The few verses above, with only a dash of context, do more than enough to destroy the fallacy of racial superiority. As I read them I suddenly felt angry, deeply angry: not only that people propagate racist views but that they have the gall to call them Christian, as Nick Griffin did this week.

In my preach I made just a couple of brief remarks, I felt I could have exploded. Why? I think it's deeper than the fact that, with two non-British grandfathers, I'm technically the kind of person this land could, apparently, do with less of. If it was just that then Peter Serafinowicz's "Adolf Brent" comment would have satisfied me. And it isn't anything to do with the legitimate debate about immigration that seems needed, which the BNP considers the thin end of its wedge. I think what enraged me was how antithetical to the gospel racism is; in essence how anti-God it is.

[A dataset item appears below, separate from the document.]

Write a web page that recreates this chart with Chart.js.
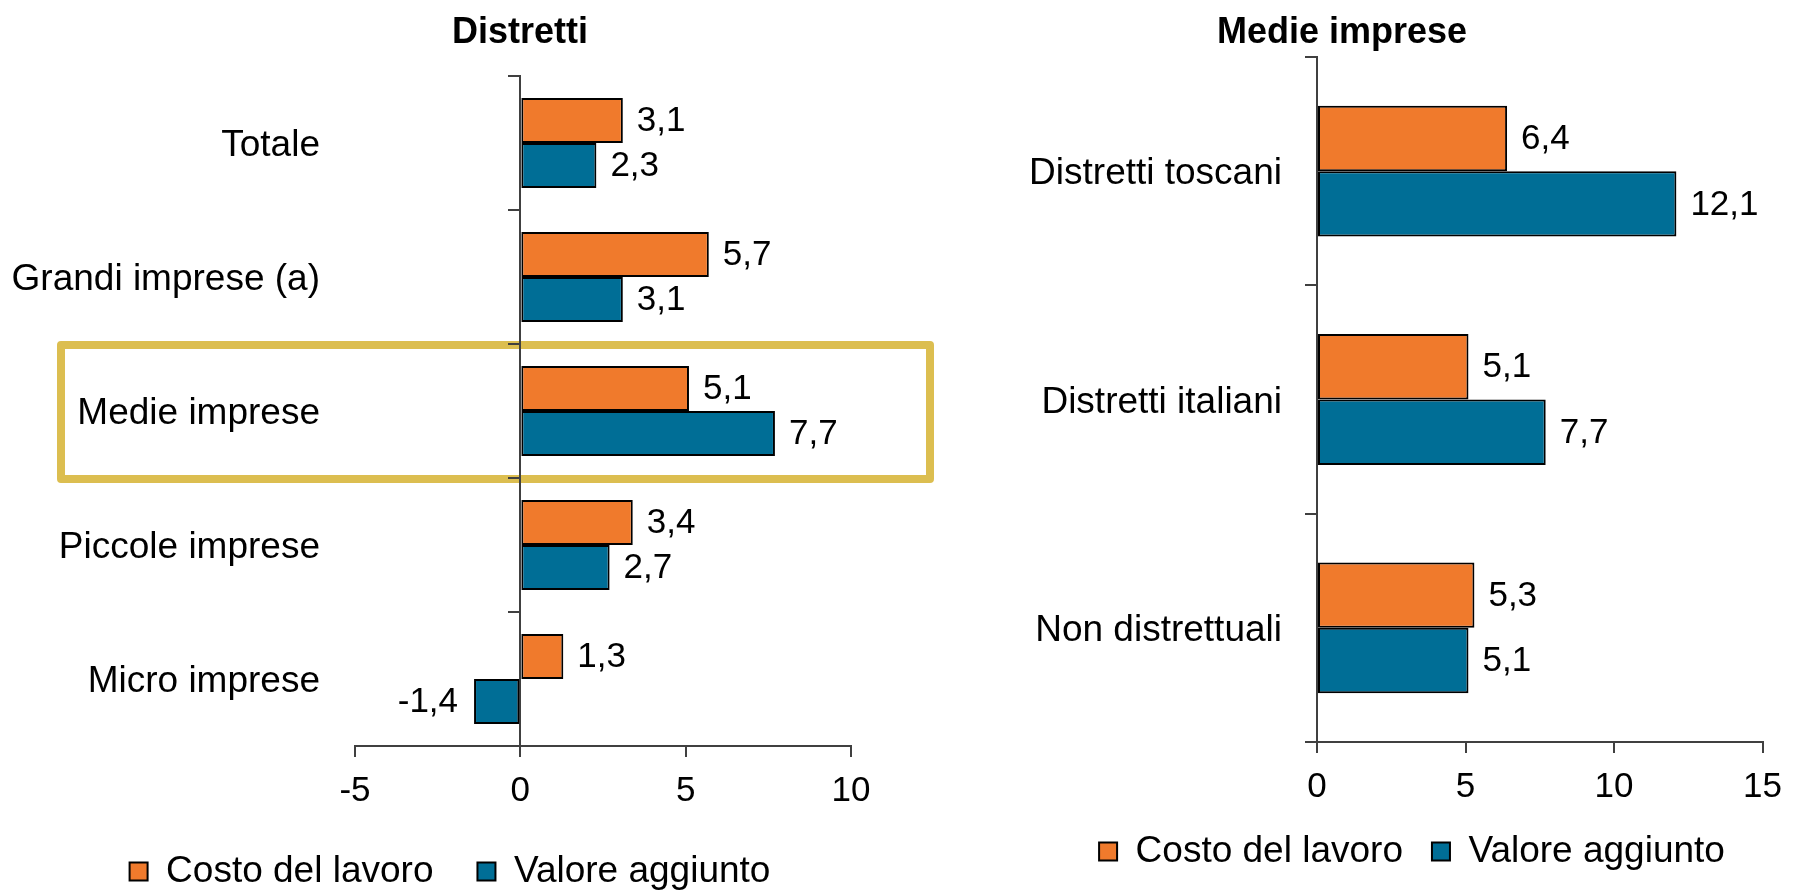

Look at Ephesians 3:10 (NIV) "His intent was that now, through the church, the manifold wisdom of God should be made known to the rulers and authorities in the heavenly realms." The Greek word translated "manifold" is "polupoikilov", a rather clumsy construction meaning multi-various. It was originally used to describe something that was multicoloured. Just in case you think I'm being cheeky with the context, here's verse 6: "This mystery is that through the gospel the Gentiles [non-Jews] are heirs together with Israel, members together of one body, and sharers together in the promise in Christ Jesus." The wisdom of God, the demonstration of God on the earth, is to be multicoloured: this is the apostolic understanding of the church, it is the blueprint that we should build according to.

Cultures are different, that's what is so glorious about a church in which many are found worshipping one Lord and Saviour, Jesus Christ, who - you'll know this if you read your Bible - was Himself an immigrant.